The road through Hagley, now called the Meander Valley Highway, was originally the main road west from Launceston. Beginning in the 1990s work began on a replacement highway that would bypass all the towns between Prospect and Deloraine, including Hagley. As the road was part of the National Highway this work was funded by the federal government. The federal transport department announced, in 1999, that they were to spend $36 million bypassing Hagley and Westbury with the new Bass Highway. A this time 7600 vehicles per day were driving through Hagley, the bypass was expected to more than halve this. The new highway passed by the historic Hagley Mill site and so, as part of the construction, the federal government funded pre- and post-construction preservation work on the Mill site. Local residents were concerned about the impact on Hagley of the reduction in through traffic and the Westbury-Hagley Development Committee was investigating. The town's centre was finally bypassed when the Bass Highway's Westbury-Hagley bypass was opened on 13 December 2001.

As of 2014 the only public transport in Hagley is school buses, operated by the private Westbus and Redline Coaches companies.

==Historic buildings==
Hagley retains 19th century buildings, some are listed on the now closed Register of the National Estate, some also on the Tasmanian Heritage Register.

Hagley house is a brick and stucco, two-storey Georgian era house 1.5 km from the town's centre. Construction was begun by William Lyttleton prior to 1848, at which time it was noted as incomplete, and completed, after Lyttleton's death, by Dr Richardson.

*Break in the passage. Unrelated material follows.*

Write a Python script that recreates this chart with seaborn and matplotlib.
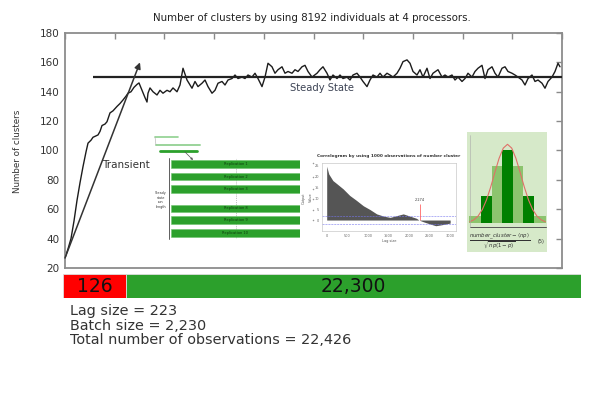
import numpy as np
import matplotlib
matplotlib.use("Agg")
import matplotlib.pyplot as plt
import seaborn as sns

# ---------------- data ----------------
title = "Number of clusters by using 8192 individuals at 4 processors."
ylabel = "Number of clusters"
y_ticks = [20, 40, 60, 80, 100, 120, 140, 160, 180]

obs_x = [0, 3, 6, 9, 12, 15, 18, 21, 23, 26, 28, 31, 33, 35, 37, 40, 42, 45, 48, 52,
         55, 58, 61, 63, 66, 69, 72, 74, 77, 80, 82, 83, 85, 88, 92, 95, 98, 102, 105, 108,
         112, 115, 118, 122,
         127, 130, 133, 137, 140, 143, 147, 150, 153, 157, 160, 163, 167, 170, 173, 177, 180,
         183, 187, 190, 193, 197, 200, 203, 207, 210, 213, 217, 220, 223, 227, 230, 233, 237,
         240, 243, 247,
         252, 255, 258, 262, 265, 268, 272, 275, 278, 282, 285, 288, 292, 295, 298, 302, 305,
         308, 312, 315, 318, 322, 325, 328, 332, 335, 338, 342, 345, 348, 352, 355, 358, 362,
         365, 368,
         373, 377, 380, 383, 387, 390, 393, 397, 400, 403, 407, 410, 413, 417, 420, 423, 427,
         430, 433, 437, 440, 443, 447, 450, 453, 457, 460, 463, 467, 470, 473, 477, 480, 483,
         487, 490, 493, 495]
clusters = [26.8, 33, 40, 52, 66, 78, 89, 99, 105, 107, 109, 110, 110.6, 113, 117, 118, 119.6,
            125.6, 127, 130, 132, 134.4, 137, 139, 140, 143, 145, 146, 141, 136, 133, 139, 142.6,
            140, 137.8, 141, 139, 141, 140, 142.6, 140, 144.6, 156, 148,
            142.4, 147, 143.5, 145.8, 148, 143.5, 139, 141, 145.8, 147, 144.6, 148, 149, 151.4,
            149, 150, 149, 151.4, 150, 152.6, 149, 143.5, 150, 159.4, 157, 152.6, 155, 157, 152.6,
            153.8, 152.6, 155, 153.8, 157, 158, 153.8, 150,
            152.6, 155, 157, 152.6, 148, 151.4, 149, 151.4, 149, 150, 148, 151.4, 152.6, 150, 147,
            143.5, 148, 151.4, 150, 152.6, 150, 152.6, 151.4, 150, 152.6, 156, 160.5, 161.7, 159.4,
            153.8, 151.4, 155, 150, 156, 149, 152.6,
            155, 150, 151.4, 150, 151.4, 148, 150, 147, 149, 152.6, 150, 153.8, 156, 158, 149, 155,
            157, 152.6, 150, 156, 157, 153.8, 152.6, 151.4, 150, 148, 144.6, 149, 151.4, 147, 148,
            145.8, 142.4, 147, 150, 153.8, 159.4, 157]
steady_level = 150
transient_top = 160

bar_labels = ["126", "22,300"]
bar_colors = ["#ff0000", "#2ca02c"]
summary_lines = ["Lag size = 223", "Batch size = 2,230",
                 "Total number of observations = 22,426"]

rep_labels = ["Replication 1", "Replication 2", "Replication 3",
              "Replication 8", "Replication 9", "Replication 10"]
rep_rows = [0, 1, 2, 3.58, 4.55, 5.56]

corr_title = "Correlogram by using 1000 observations of number cluster"
corr_lags = [0, 50, 150, 250, 400, 560, 720, 890, 1050, 1215, 1380, 1540, 1700, 1860,
             2020, 2180, 2240, 2350, 2510, 2650, 2750, 2900, 3000]
corr_vals = [24.5, 21, 18, 16.5, 14.2, 11.2, 9, 6.5, 4.8, 2.8, 1.8, 1.2, 2, 2.8,
             1.8, 0.8, 0, -0.8, -1.8, -2.6, -2.3, -1.8, -1.4]
corr_cutoff = 2274
corr_cutoff_label = "2,274"
corr_band = 1.8
corr_xticks = [0, 500, 1000, 1500, 2000, 2500, 3000]
corr_yticks = [0, 5, 10, 15, 20, 25]

hist_light_pos = [0, 0]
hist_light_h = [7, 57]
hist_dark_pos = [-1, 0, 1]
hist_dark_h = [27.6, 73, 27.6]
norm_x = [-1.8, -1.6, -1.4, -1.2, -1.0, -0.8, -0.6, -0.4, -0.2, 0, 0.2, 0.4, 0.6, 0.8,
          1.0, 1.2, 1.4, 1.6, 1.8]
norm_y = [1.5, 3.5, 7.2, 13.6, 23.3, 36.2, 50.9, 65, 75.2, 79, 75.2, 65, 50.9, 36.2,
          23.3, 13.6, 7.2, 3.5, 1.5]

# ---------------- figure ----------------
sns.set_theme(style="white")
plt.rcParams["font.family"] = ["DejaVu Sans"]
plt.rcParams["mathtext.fontset"] = "dejavusans"

W, H = 589, 419
fig = plt.figure(figsize=(W / 100, H / 100), dpi=100)
fig.patch.set_facecolor("white")


def px_axes(l, t, r, b, **kw):
    return fig.add_axes([l / W, 1 - b / H, (r - l) / W, (b - t) / H], **kw)


# main axes
ax = px_axes(65, 33, 562, 268)
sns.lineplot(x=obs_x, y=clusters, ax=ax, color="#1c1c1c", lw=1.0,
             estimator=None, sort=False)
ax.hlines(steady_level, 28, 497, color="#222222", lw=1.6, zorder=3)
ax.annotate("", xy=(75, transient_top), xytext=(obs_x[0], clusters[0]),
            arrowprops=dict(arrowstyle="-|>", color="#333333", lw=1.1,
                            mutation_scale=9, shrinkA=0, shrinkB=0))
ax.text(61, 90, "Transient", ha="center", va="center", fontsize=7.5, color="#333333")
ax.text(257, 142.6, "Steady State", ha="center", va="center", fontsize=7.2,
        color="#3d4455")
ax.set_xlim(0, 497)
ax.set_ylim(20, 180)
ax.set_xticks(np.arange(11) * 49.7)
ax.set_xticklabels([])
ax.set_yticks(y_ticks)
ax.set_yticklabels([str(v) for v in y_ticks])
ax.tick_params(direction="in", length=4, width=1, color="#8a8a8a", top=True,
               right=True, labelsize=7.5, labelcolor="#333333", pad=4)
for s in ax.spines.values():
    s.set_color("#8c8c8c")
    s.set_linewidth(1.3)
ax.set_xlabel("")
ax.set_ylabel("")

fig.text(312 / W, 1 - 18 / H, title, ha="center", va="center", fontsize=7.4,
         color="#222222")
fig.text(18 / W, 1 - 151 / H, ylabel, ha="center", va="center", rotation=90,
         fontsize=6.3, color="#333333")

# observation bar
bax = px_axes(63, 274, 581, 298)
split = 63 / 518
lefts = [0, split]
widths = [split, 1 - split]
bax.barh([0, 0], widths, left=lefts, color=bar_colors, height=1,
         edgecolor="#dddddd", lw=0.6)
for l, w, lab in zip(lefts, widths, bar_labels):
    bax.text(l + w / 2, 0, lab, ha="center", va="center", fontsize=13.5, color="#111111")
bax.set_xlim(0, 1)
bax.set_ylim(-0.5, 0.5)
bax.axis("off")

for i, line in enumerate(summary_lines):
    fig.text(70 / W, 1 - (311 + 14.5 * i) / H, line, ha="left", va="center",
             fontsize=10.4, color="#333333")

# replication thumbnail
rax = px_axes(171, 158, 300, 239)
rax.axvline(0.5, ls=":", lw=0.5, color="#888888", zorder=0)
rax.barh(rep_rows, [1] * len(rep_rows), left=0, height=0.62, color="#2ca02c",
         edgecolor="#6cc46c", lw=0.4, zorder=2)
for r, lab in zip(rep_rows, rep_labels):
    rax.text(0.5, r, lab, ha="center", va="center", fontsize=2.6, color="#0d3d0d",
             zorder=3)
rax.set_xlim(0, 1)
rax.set_ylim(6.07, -0.51)
rax.axis("off")
rax.patch.set_alpha(0)

# correlogram thumbnail
cax = px_axes(322, 163, 456, 231)
cax.fill_between(corr_lags, corr_vals, 0, color="#555555", lw=0)
cax.axhline(corr_band, ls="--", lw=0.4, color="#7777ee")
cax.axhline(-corr_band, ls="--", lw=0.4, color="#7777ee")
cax.vlines(corr_cutoff, 0, 7.5, color="#ff6666", lw=0.6)
cax.text(corr_cutoff, 8.3, corr_cutoff_label, ha="center", va="bottom", fontsize=2.5,
         color="#333333")
cax.set_xlim(-114, 3142)
cax.set_ylim(-5, 26)
cax.set_xticks(corr_xticks)
cax.set_xticklabels([str(v) for v in corr_xticks])
cax.set_yticks(corr_yticks)
cax.set_yticklabels([str(v) for v in corr_yticks])
cax.tick_params(labelsize=2.5, length=1, width=0.3, pad=1, colors="#666666")
cax.set_xlabel("Lag size", fontsize=2.5, labelpad=1, color="#555555")
cax.set_ylabel("Value", fontsize=2.5, labelpad=1, color="#555555")
for s in cax.spines.values():
    s.set_color("#bbbbbb")
    s.set_linewidth(0.4)
fig.text(389 / W, 1 - 156 / H, corr_title, ha="center", va="center", fontsize=3.1,
         fontweight="bold", color="#333333")

# histogram thumbnail
bgax = px_axes(467, 132, 547, 252)
bgax.set_facecolor("#d6e9c9")
bgax.set_xticks([])
bgax.set_yticks([])
for s in bgax.spines.values():
    s.set_visible(False)

hax = px_axes(469, 135, 546, 223.3)
hax.bar(hist_light_pos, hist_light_h, width=[3.66, 1.5], color="#8cc46e", lw=0)
hax.bar(hist_dark_pos, hist_dark_h, width=0.5, color="#008000", lw=0)
hax.plot(norm_x, norm_y, color="#e07068", lw=0.8)
hax.set_xlim(-1.83, 1.83)
hax.set_ylim(0, 88.3)
hax.axis("off")
hax.patch.set_alpha(0)

# decorative overlay
dax = fig.add_axes([0, 0, 1, 1], zorder=5)
dax.set_xlim(0, W)
dax.set_ylim(H, 0)
dax.axis("off")
dax.patch.set_alpha(0)
dax.plot([169, 169], [158, 239], color="#444444", lw=0.6)
dax.plot([155, 178], [137, 137], color="#8fd18f", lw=1.2)
dax.plot([156, 200], [145, 145], color="#9bd49b", lw=1.4)
dax.plot([160, 197], [151, 151], color="#2ca02c", lw=2.0)
dax.plot([155, 156], [137, 145], color="#aaaaaa", lw=0.4)
dax.annotate("", xy=(193, 160), xytext=(185, 152),
             arrowprops=dict(arrowstyle="-|>", color="#555555", lw=0.5,
                             mutation_scale=3, shrinkA=0, shrinkB=0))
dax.text(161, 200, "Steady\nstate\nrun\nlength", ha="center", va="center",
         fontsize=2.4, color="#333333", linespacing=1.3)
dax.text(304, 198, "Output", ha="center", va="center", rotation=90,
         fontsize=2.4, color="#555555")
dax.scatter([313] * 6, [163, 177, 189, 199, 210, 220], s=1.2, color="#999999", lw=0)
dax.plot([470, 546], [227, 227], color="#555555", lw=0.7)
dax.plot([470, 470], [135, 227], color="#aaaaaa", lw=0.4)

fig.text(500 / W, 1 - 241 / H,
         r"$\frac{number\_cluster-\langle np\rangle}{\sqrt{np(1-p)}}$",
         ha="center", va="center", fontsize=5.5, color="#333333")
fig.text(541 / W, 1 - 241 / H, "(5)", ha="center", va="center", fontsize=3.5,
         color="#333333")

fig.savefig("out.png", dpi=100, facecolor="white")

Hagley mill is a historic site, 1 km south of Hagley's centre, on part of the former Hagley Estate. The mill and land are owned by the Department of Transport; they were acquired as part of the construction of Bass Highway. The site's significance is that it is possibly the only extant mill in Australia that was horse-driven, and almost certainly the only example in Tasmania. The mill and associated buildings date from 1830 to 1840. The mill appears to have been converted c.1870 to fit a mobile steam mill. Its wheel house has original ironstone foundations and brick walls forming an octagonal building, a design peculiarity to accommodate the horses and driving mechanism. The site has a barn, one-room cottage and dairy that all date from the mill's construction.

Quamby house was built for Sir Richard Dry in 1838, probably to a design by Richard Cromwell Carpenter. It was built mostly by convict labour, using locally made clay bricks, in an American Colonial style, a single storey with a stone-flagged long veranda. The original estate was broken up in the second half of the 19th century. Quamby was opened for tourism, by Tasmanian Premier David Bartlett on 4 October 2009. It is operated as the Quamby Golf and Country Club, and has a par 38 9-hole golf course that dates from the early 1990s.